I’ve always been insanely jealous of my sister’s red hair. It’s bright, it’s dimensional, and it’s natural. I didn’t get those magical hair genes. I have normal, plain, brown hair—like Crayola Crayon Brown—and I’ve yet to come to terms with it.
I’ve colored my hair a few times in the past, but never more than a shade in either direction (plus one DIY ombré experiment of which we don’t speak), but I’m always itching to make a bigger change. I decided to talk to Kari Hill, L’Oréal Paris Celebrity Colorist and colorist at Meche Salon in Beverly Hills, about my color identity crisis and find out what you really need to consider before booking a color appointment.
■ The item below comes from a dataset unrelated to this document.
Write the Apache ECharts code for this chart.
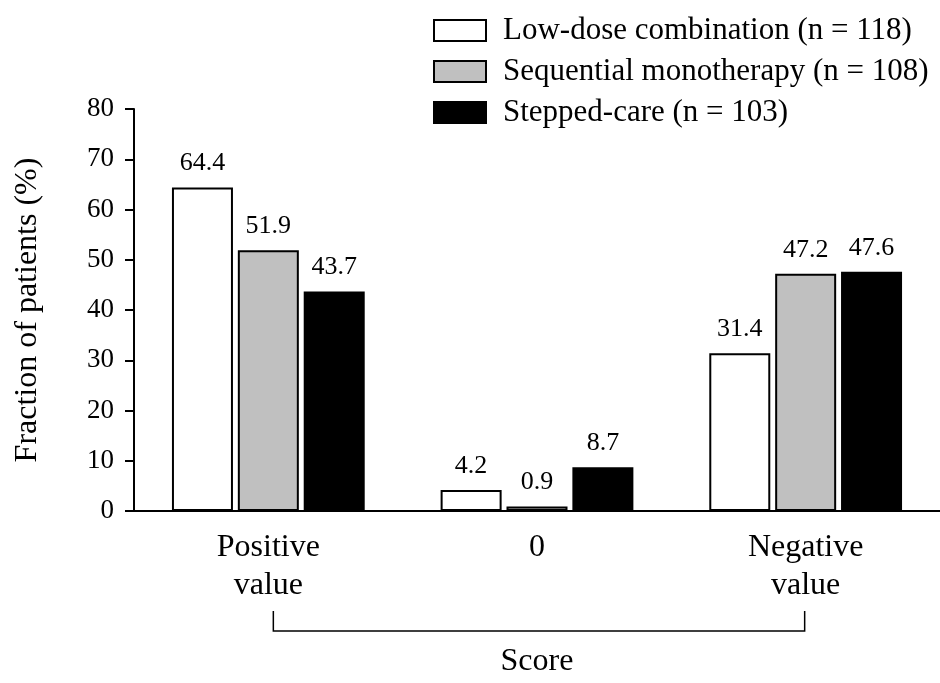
<!DOCTYPE html>
<html>
<head>
<meta charset="utf-8">
<style>
html,body{margin:0;padding:0;background:#fff;}
#chart{width:940px;height:683px;}
</style>
<script src="https://cdn.jsdelivr.net/npm/echarts@6/dist/echarts.min.js"></script>
</head>
<body>
<div id="chart"></div>
<script>
const categories = ['Positive\nvalue', '0', 'Negative\nvalue'];
const seriesNames = ['Low-dose combination (n = 118)', 'Sequential monotherapy (n = 108)', 'Stepped-care (n = 103)'];
const lowDose = [64.4, 4.2, 31.4];
const sequential = [51.9, 0.9, 47.2];
const stepped = [43.7, 8.7, 47.6];
const yTicks = [0, 10, 20, 30, 40, 50, 60, 70, 80];
const fills = ['#ffffff', '#c0c0c0', '#000000'];

const FONT = '"Liberation Serif", "Times New Roman", serif';
const chart = echarts.init(document.getElementById('chart'), null, {renderer: 'canvas'});

const values = [lowDose, sequential, stepped];
const series = values.map((vals, i) => ({
  name: seriesNames[i],
  type: 'bar',
  data: vals,
  barWidth: 61,
  barGap: '8%',
  itemStyle: {color: fills[i], borderColor: '#000', borderWidth: 2},
  label: {
    show: true, position: 'top', distance: 11,
    fontFamily: FONT, fontSize: 26, color: '#000',
    formatter: p => p.value.toFixed(1)
  }
}));

chart.setOption({
  animation: false,
  backgroundColor: '#fff',
  textStyle: {fontFamily: FONT},
  legend: {
    orient: 'vertical',
    left: 428, top: 10,
    itemWidth: 52, itemHeight: 21,
    itemGap: 10,
    icon: 'rect',
    data: seriesNames.map((n, i) => ({name: n, itemStyle: {color: fills[i], borderColor: '#000', borderWidth: 2}})),
    textStyle: {fontFamily: FONT, fontSize: 31, color: '#000', padding: [0, 0, 0, 12]}
  },
  grid: {left: 134, right: 0, top: 109, bottom: 167, containLabel: false},
  xAxis: {
    type: 'category',
    data: categories,
    name: 'Score',
    nameLocation: 'middle',
    nameGap: 135,
    nameTextStyle: {fontFamily: FONT, fontSize: 32, color: '#000'},
    axisLine: {lineStyle: {color: '#000', width: 2}},
    axisTick: {show: false},
    axisLabel: {fontFamily: FONT, fontSize: 32, color: '#000', lineHeight: 38, margin: 18, interval: 0}
  },
  yAxis: {
    type: 'value',
    min: yTicks[0], max: yTicks[yTicks.length - 1], interval: 10,
    name: 'Fraction of patients (%)',
    nameLocation: 'middle',
    nameGap: 90,
    nameTextStyle: {fontFamily: FONT, fontSize: 32, color: '#000'},
    splitLine: {show: false},
    axisLine: {show: true, lineStyle: {color: '#000', width: 2}},
    axisTick: {show: true, inside: false, length: 9, lineStyle: {color: '#000', width: 2}},
    axisLabel: {fontFamily: FONT, fontSize: 27, color: '#000', margin: 20}
  },
  series: series
});

// bracket spanning the score categories (annotation)
const p0 = chart.convertToPixel({xAxisIndex: 0, yAxisIndex: 0}, [0, 0]);
const p2 = chart.convertToPixel({xAxisIndex: 0, yAxisIndex: 0}, [2, 0]);
const x0 = p0[0] + 5, x1 = p2[0] - 1;
const yTop = p0[1] + 100, yBot = p0[1] + 120;
chart.setOption({
  graphic: [{
    type: 'polyline',
    shape: {points: [[x0, yTop], [x0, yBot], [x1, yBot], [x1, yTop]]},
    style: {stroke: '#000', lineWidth: 1.5, fill: null}
  }]
});
</script>
</body>
</html>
Related: Babylights Are The New Highlights
“The first thing I ask a client is if they’re ready for the commitment,” says Hill. Depending on the color change, it can require more upkeep. You have to consider how often you are willing to color your hair—and how much you are willing to spend.
Once you’ve decided to commit, it’s all about finding the right color. Your skin tone plays a big role in this step. “If you have yellow undertones in your skin and you’re a warmer, golden blonde, then a warmer, golden brunette will be a good tone for you,” she says. “If you have cooler, pinker undertones and you’re more wheat-y blonde, you’ll want to stick with more of a cool, icy brown.” Even if you know what color you want going into the process, make sure you ask your colorist if you need a cool or warm shade; you want an expert opinion.
If you’re thinking about going darker, know that it’s a change you’ll need to stick with; there is no easy way to go from light to dark and back to light. “It’s not a one day process, it’s a good three visits,” says Hill. Blonde hair tends to be more porous—especially at the ends—which means the color can fade quickly and you’ll have multiple applications.
Likewise, if you’re thinking about going lighter, take it slowly. It’s more damaging to your strands, and depending on how dramatic a change you’re making there’s a good chance you’ll need more than one appointment. “See how the health of your hair takes the color. If you want to go a lot lighter—more than two shades—it will take more than one visit.” Unlike the celebrities that often make a drastic hair change in just one day, it’s not recommended to go from a dark color to a high lift blonde in one visit.
Another thing to consider when making a big color change are your eyebrows. That dark brow-meets-light hair look—which we’ve seen on everyone from Cara Delevingne to Kate Upton—isn’t going anywhere. But if it’s not for you, Hill says it’s common to lighten the eyebrows by lifting the color. “The rule of thumb is when you lift, you pull warmth. You can take the edge off without necessarily making them blonde,” she says. This will pump up your brows without making them brassy or orange. For those going red, it can be good to add a bit of dye to the brows halfway through the process to warm them up. “They don’t need to match exactly, but you don’t want a cool, ashy brow with a pretty copper head of color.”
Related: The DIY Hair Trim
You’re not done yet. After the colorist has done her part, it’s time to do yours. Platinum blonde and red hair require the most maintenance, but all colored hair needs care. “Platinum might be the hardest to maintain because it’s damaging on the hair,” says Hill. “And you have to do your roots all of the time.” Red isn’t nearly as damaging, but it takes a lot more elbow grease to keep the color fresh.
The best way to keep your hair in good shape is to make sure it’s as healthy as possible before you go under the dye. Do a few deep-conditioning treatments at home the week before you color your hair and lay off the hot tools. (If you go darker, skip the treatments post-dye as they can fade your color faster.) Whatever you do, use a color safe shampoo and conditioner post-dye job.
If you’ve made it this far, you’re probably ready to take the leap. As for me, blonde’s suddenly sounding like a good idea.